» WRITTEN PROBLEM
Include the line containing "ax.spines[side].set_linewidth(1.2)" and all lines before it, repeated exactly from the listing below, without pictures.

» EXERCISE INPUTS
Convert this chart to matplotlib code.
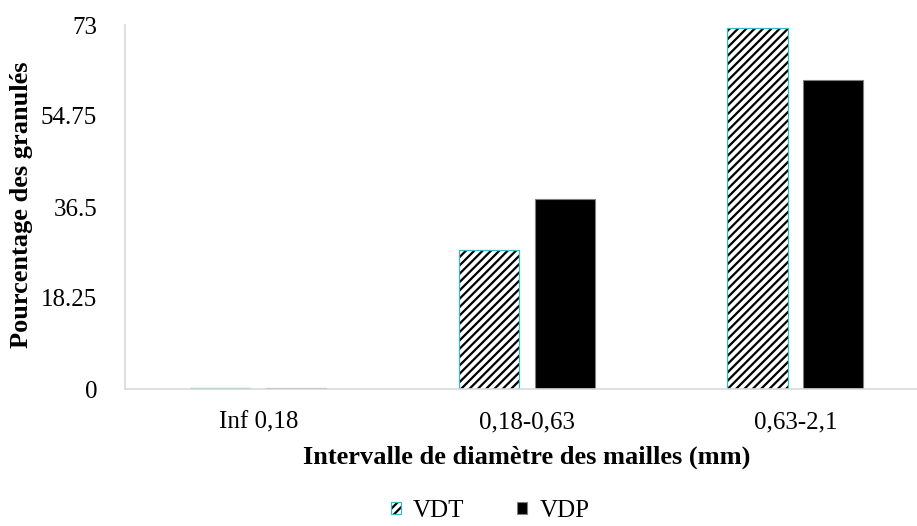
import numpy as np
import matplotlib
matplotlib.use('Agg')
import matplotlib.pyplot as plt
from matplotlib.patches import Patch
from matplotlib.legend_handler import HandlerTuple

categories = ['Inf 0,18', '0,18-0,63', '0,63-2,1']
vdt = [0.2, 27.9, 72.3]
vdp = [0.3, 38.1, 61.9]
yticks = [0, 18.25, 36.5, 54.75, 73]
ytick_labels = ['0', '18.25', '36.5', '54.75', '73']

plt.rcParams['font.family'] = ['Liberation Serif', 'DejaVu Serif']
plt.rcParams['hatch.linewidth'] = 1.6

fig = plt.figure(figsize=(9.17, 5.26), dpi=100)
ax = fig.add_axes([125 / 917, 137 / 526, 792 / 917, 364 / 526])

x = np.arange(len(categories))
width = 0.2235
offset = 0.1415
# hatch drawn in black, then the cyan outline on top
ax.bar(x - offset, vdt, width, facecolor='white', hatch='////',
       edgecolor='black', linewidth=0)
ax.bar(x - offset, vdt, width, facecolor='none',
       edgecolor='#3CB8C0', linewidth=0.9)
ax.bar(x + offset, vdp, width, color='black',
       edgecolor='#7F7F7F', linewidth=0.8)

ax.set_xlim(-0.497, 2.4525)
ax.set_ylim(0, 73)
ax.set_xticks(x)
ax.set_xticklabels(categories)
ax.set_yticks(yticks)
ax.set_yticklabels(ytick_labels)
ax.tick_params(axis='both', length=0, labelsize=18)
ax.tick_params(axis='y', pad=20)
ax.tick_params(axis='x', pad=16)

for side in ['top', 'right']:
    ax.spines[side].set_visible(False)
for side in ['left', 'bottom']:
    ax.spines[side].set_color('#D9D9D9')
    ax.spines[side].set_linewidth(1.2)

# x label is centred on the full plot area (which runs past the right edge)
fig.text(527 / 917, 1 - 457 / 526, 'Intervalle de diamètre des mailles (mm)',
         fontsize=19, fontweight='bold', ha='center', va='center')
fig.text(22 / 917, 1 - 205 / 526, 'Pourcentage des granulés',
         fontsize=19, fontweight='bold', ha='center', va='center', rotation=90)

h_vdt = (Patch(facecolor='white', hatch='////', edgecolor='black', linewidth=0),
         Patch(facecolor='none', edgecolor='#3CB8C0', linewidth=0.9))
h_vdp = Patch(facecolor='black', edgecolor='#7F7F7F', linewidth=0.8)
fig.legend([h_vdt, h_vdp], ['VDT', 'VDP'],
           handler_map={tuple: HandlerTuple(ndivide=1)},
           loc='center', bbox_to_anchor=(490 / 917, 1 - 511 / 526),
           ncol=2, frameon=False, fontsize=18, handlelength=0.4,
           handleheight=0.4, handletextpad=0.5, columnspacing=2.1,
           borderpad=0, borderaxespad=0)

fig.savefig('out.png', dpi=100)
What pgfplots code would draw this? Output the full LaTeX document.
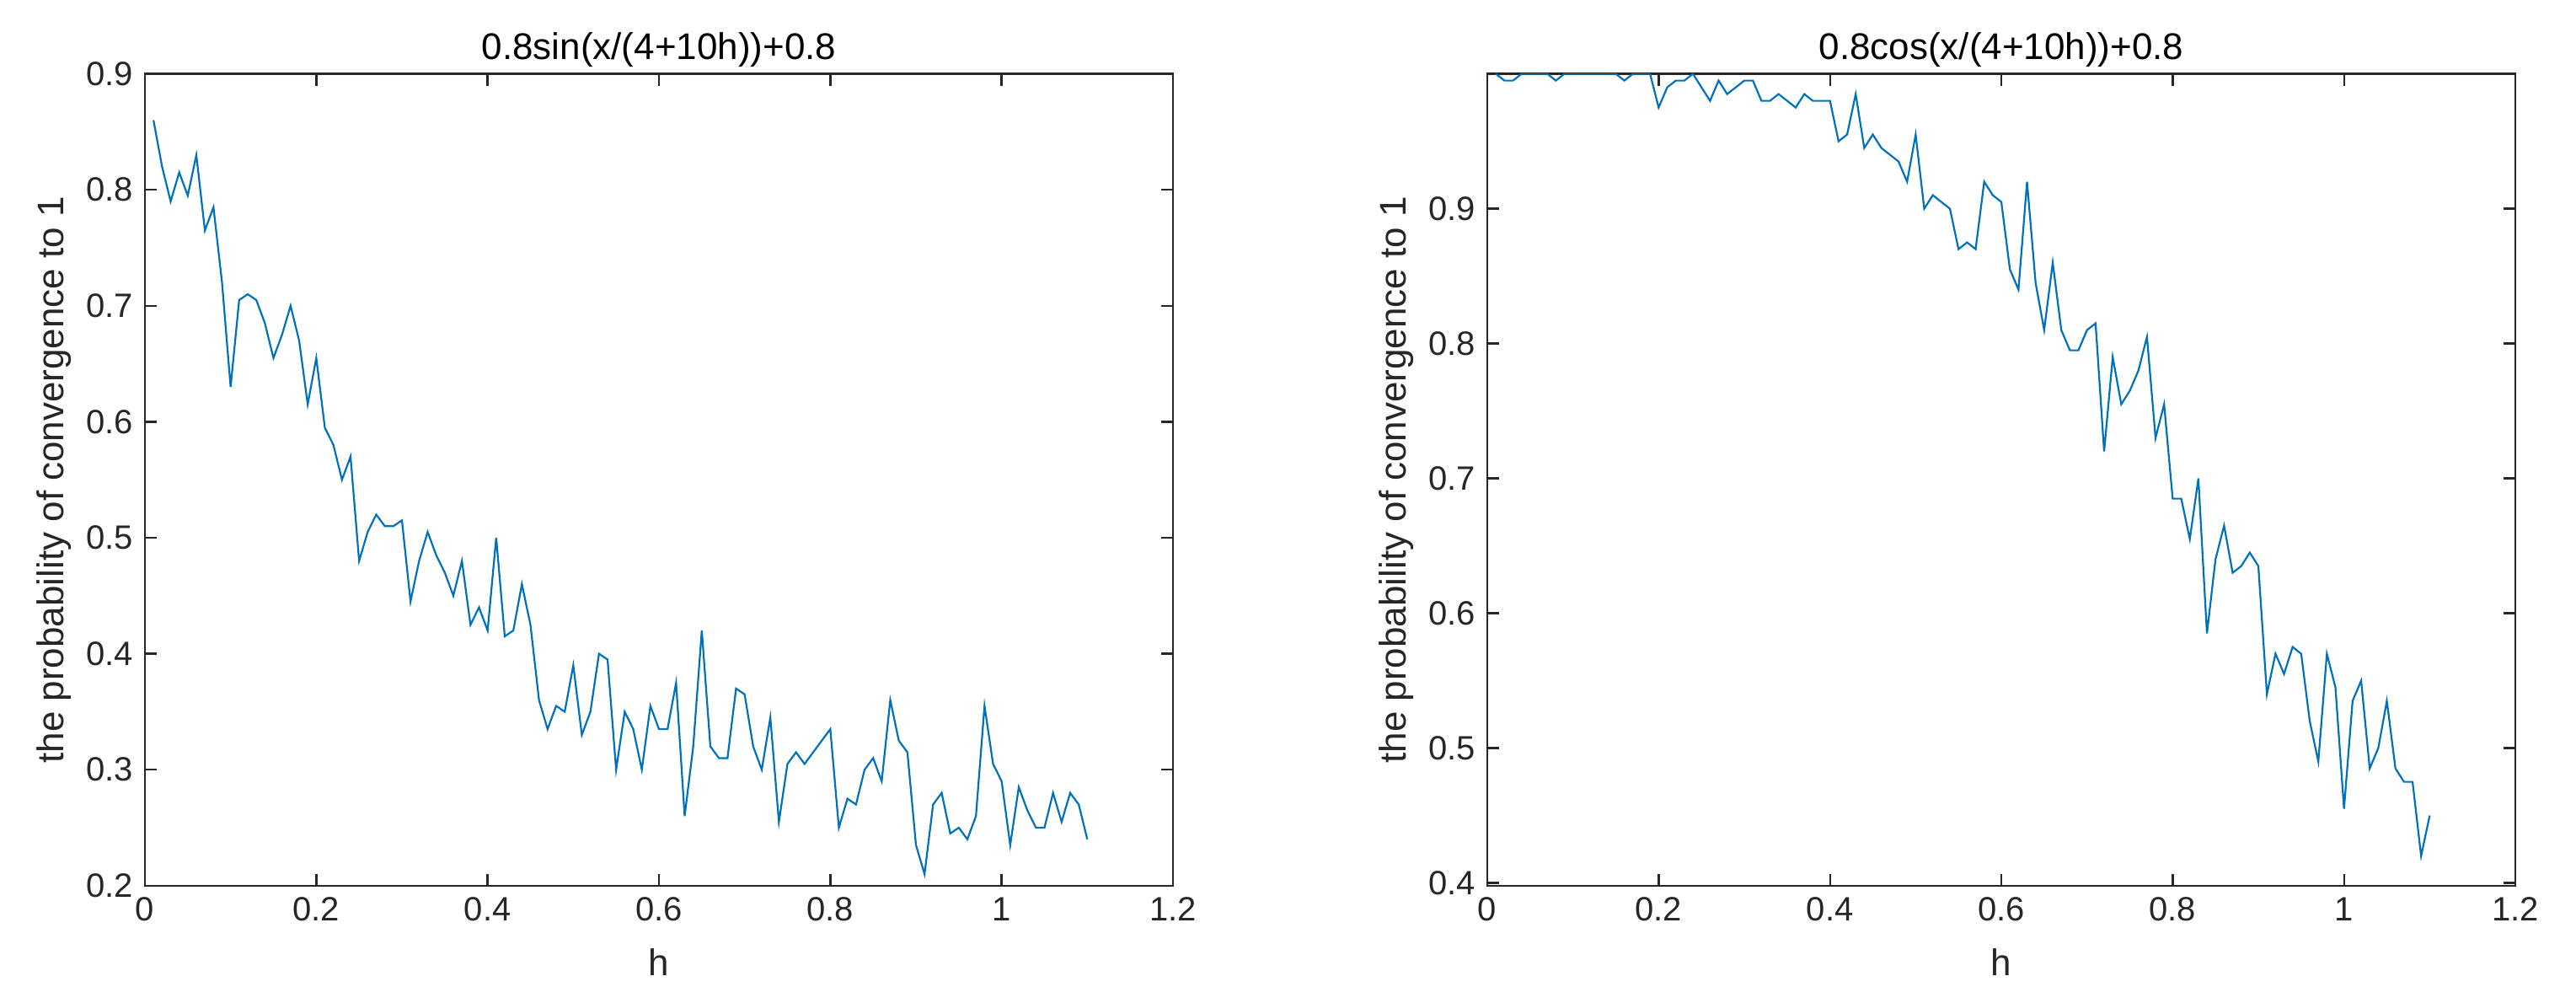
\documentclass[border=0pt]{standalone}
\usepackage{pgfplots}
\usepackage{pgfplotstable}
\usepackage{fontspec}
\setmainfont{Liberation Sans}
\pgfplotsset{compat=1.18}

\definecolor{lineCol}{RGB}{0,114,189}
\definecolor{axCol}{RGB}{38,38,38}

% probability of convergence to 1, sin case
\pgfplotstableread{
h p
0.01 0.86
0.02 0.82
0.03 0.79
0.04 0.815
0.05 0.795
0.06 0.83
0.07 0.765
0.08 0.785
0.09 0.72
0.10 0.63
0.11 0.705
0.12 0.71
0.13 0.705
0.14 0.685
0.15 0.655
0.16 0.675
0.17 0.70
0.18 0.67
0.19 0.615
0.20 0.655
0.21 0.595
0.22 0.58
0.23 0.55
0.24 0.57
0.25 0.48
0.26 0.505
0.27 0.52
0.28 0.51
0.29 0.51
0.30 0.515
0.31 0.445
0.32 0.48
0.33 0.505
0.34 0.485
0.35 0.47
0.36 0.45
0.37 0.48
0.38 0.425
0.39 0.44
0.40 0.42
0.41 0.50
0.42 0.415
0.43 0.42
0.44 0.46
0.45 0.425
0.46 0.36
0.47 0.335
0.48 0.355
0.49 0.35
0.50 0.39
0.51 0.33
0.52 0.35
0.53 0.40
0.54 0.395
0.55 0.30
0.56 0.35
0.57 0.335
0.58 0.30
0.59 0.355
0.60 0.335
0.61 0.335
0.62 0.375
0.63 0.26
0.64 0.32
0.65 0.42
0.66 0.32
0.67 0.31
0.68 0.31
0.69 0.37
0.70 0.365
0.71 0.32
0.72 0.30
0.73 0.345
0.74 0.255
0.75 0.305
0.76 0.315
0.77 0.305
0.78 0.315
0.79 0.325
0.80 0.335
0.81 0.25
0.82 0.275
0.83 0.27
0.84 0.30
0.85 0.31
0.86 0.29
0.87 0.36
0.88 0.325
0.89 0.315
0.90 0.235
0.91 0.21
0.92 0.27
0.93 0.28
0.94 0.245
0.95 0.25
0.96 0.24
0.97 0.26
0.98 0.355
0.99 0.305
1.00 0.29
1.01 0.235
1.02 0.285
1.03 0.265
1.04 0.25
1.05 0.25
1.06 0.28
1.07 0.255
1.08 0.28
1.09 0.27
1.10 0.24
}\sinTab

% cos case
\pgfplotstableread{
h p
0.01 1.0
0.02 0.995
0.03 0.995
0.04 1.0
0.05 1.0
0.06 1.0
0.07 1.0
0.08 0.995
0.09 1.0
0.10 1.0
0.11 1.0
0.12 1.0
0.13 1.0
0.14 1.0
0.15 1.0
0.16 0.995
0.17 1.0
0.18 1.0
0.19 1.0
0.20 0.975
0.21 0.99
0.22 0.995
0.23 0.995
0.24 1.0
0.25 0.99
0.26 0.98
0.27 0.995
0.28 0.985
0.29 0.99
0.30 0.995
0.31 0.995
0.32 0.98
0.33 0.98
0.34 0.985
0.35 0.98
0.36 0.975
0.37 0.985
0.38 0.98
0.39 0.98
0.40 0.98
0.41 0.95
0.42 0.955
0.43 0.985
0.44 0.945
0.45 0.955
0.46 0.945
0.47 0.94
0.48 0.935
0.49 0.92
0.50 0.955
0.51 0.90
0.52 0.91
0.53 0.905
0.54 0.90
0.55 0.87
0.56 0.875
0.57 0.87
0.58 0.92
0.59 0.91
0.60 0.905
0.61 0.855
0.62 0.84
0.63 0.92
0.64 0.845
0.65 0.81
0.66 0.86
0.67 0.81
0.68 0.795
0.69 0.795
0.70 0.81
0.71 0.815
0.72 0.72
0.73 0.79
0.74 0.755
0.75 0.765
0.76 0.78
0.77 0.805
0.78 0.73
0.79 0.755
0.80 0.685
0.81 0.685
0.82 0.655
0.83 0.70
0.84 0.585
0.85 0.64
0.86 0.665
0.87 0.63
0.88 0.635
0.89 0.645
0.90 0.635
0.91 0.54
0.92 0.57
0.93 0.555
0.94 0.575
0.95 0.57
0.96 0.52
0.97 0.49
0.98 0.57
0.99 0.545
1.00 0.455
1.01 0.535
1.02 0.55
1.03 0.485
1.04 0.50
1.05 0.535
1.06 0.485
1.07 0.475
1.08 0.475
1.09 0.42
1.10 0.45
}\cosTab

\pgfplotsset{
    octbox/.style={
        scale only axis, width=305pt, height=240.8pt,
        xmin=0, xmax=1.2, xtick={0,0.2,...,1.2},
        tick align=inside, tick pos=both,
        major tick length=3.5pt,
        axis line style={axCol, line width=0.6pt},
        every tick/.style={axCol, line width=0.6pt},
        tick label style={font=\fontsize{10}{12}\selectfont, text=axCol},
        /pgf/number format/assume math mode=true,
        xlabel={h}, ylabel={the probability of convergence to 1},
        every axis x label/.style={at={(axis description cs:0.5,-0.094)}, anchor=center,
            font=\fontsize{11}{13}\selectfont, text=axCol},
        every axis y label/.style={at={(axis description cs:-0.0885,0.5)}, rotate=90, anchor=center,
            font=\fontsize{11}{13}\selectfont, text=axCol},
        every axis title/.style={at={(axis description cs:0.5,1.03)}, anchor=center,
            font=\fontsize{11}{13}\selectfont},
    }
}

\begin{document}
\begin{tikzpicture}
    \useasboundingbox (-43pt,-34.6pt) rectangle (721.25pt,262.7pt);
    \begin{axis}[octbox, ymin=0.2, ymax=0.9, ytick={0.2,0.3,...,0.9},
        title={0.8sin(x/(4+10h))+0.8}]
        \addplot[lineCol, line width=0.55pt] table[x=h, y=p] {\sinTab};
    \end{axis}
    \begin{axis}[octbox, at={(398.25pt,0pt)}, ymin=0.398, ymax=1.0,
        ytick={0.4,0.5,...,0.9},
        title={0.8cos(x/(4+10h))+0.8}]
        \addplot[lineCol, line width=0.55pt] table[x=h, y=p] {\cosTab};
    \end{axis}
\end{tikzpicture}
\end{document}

» ANSWER TO THE EXERCISE
Convert this chart to matplotlib code.
import numpy as np
import matplotlib
matplotlib.use('Agg')
import matplotlib.pyplot as plt
from matplotlib.patches import Patch
from matplotlib.legend_handler import HandlerTuple

categories = ['Inf 0,18', '0,18-0,63', '0,63-2,1']
vdt = [0.2, 27.9, 72.3]
vdp = [0.3, 38.1, 61.9]
yticks = [0, 18.25, 36.5, 54.75, 73]
ytick_labels = ['0', '18.25', '36.5', '54.75', '73']

plt.rcParams['font.family'] = ['Liberation Serif', 'DejaVu Serif']
plt.rcParams['hatch.linewidth'] = 1.6

fig = plt.figure(figsize=(9.17, 5.26), dpi=100)
ax = fig.add_axes([125 / 917, 137 / 526, 792 / 917, 364 / 526])

x = np.arange(len(categories))
width = 0.2235
offset = 0.1415
# hatch drawn in black, then the cyan outline on top
ax.bar(x - offset, vdt, width, facecolor='white', hatch='////',
       edgecolor='black', linewidth=0)
ax.bar(x - offset, vdt, width, facecolor='none',
       edgecolor='#3CB8C0', linewidth=0.9)
ax.bar(x + offset, vdp, width, color='black',
       edgecolor='#7F7F7F', linewidth=0.8)

ax.set_xlim(-0.497, 2.4525)
ax.set_ylim(0, 73)
ax.set_xticks(x)
ax.set_xticklabels(categories)
ax.set_yticks(yticks)
ax.set_yticklabels(ytick_labels)
ax.tick_params(axis='both', length=0, labelsize=18)
ax.tick_params(axis='y', pad=20)
ax.tick_params(axis='x', pad=16)

for side in ['top', 'right']:
    ax.spines[side].set_visible(False)
for side in ['left', 'bottom']:
    ax.spines[side].set_color('#D9D9D9')
    ax.spines[side].set_linewidth(1.2)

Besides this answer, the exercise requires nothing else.